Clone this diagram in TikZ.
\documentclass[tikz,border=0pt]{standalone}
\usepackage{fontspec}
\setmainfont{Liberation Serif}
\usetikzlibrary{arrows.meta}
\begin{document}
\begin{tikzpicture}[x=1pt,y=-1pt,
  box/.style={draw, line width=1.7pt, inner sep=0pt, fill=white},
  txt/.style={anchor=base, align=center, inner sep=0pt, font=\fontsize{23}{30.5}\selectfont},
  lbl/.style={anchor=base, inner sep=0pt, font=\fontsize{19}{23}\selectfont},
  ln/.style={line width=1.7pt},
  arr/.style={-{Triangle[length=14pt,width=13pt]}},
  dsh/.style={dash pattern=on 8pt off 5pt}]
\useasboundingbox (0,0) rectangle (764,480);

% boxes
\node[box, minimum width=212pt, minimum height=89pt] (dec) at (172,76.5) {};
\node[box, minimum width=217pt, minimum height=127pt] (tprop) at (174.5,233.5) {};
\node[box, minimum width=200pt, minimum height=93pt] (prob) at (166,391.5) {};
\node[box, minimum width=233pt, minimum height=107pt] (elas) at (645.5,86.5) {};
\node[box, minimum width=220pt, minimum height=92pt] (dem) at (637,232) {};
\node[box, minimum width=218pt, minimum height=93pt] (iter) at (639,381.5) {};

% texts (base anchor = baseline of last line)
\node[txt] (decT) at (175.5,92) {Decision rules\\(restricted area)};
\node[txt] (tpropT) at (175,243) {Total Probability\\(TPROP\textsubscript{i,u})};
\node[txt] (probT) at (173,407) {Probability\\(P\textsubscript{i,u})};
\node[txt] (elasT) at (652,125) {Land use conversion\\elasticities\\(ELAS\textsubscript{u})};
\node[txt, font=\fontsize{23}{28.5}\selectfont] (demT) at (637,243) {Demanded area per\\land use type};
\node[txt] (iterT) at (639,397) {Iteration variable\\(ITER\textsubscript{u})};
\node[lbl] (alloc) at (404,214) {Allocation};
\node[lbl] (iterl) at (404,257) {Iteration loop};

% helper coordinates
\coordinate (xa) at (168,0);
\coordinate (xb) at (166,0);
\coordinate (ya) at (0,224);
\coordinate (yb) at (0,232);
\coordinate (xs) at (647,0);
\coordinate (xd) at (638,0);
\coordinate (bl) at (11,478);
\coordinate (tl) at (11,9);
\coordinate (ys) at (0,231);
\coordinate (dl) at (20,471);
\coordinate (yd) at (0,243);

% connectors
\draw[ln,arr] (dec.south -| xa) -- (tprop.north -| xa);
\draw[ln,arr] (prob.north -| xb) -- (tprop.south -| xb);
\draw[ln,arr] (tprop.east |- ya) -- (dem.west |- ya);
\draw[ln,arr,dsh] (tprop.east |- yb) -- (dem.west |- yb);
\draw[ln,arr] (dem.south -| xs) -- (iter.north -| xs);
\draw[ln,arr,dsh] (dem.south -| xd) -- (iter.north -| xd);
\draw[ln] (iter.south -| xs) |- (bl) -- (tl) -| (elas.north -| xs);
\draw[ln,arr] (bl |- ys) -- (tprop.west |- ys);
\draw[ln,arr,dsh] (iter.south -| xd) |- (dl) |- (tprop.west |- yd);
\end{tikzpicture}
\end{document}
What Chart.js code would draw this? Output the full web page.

▶ **What you should do**:
Show all lines from the records above where the word "this" occurs.

▶ **The response**:
Clone this diagram in TikZ.
What Chart.js code would draw this? Output the full web page.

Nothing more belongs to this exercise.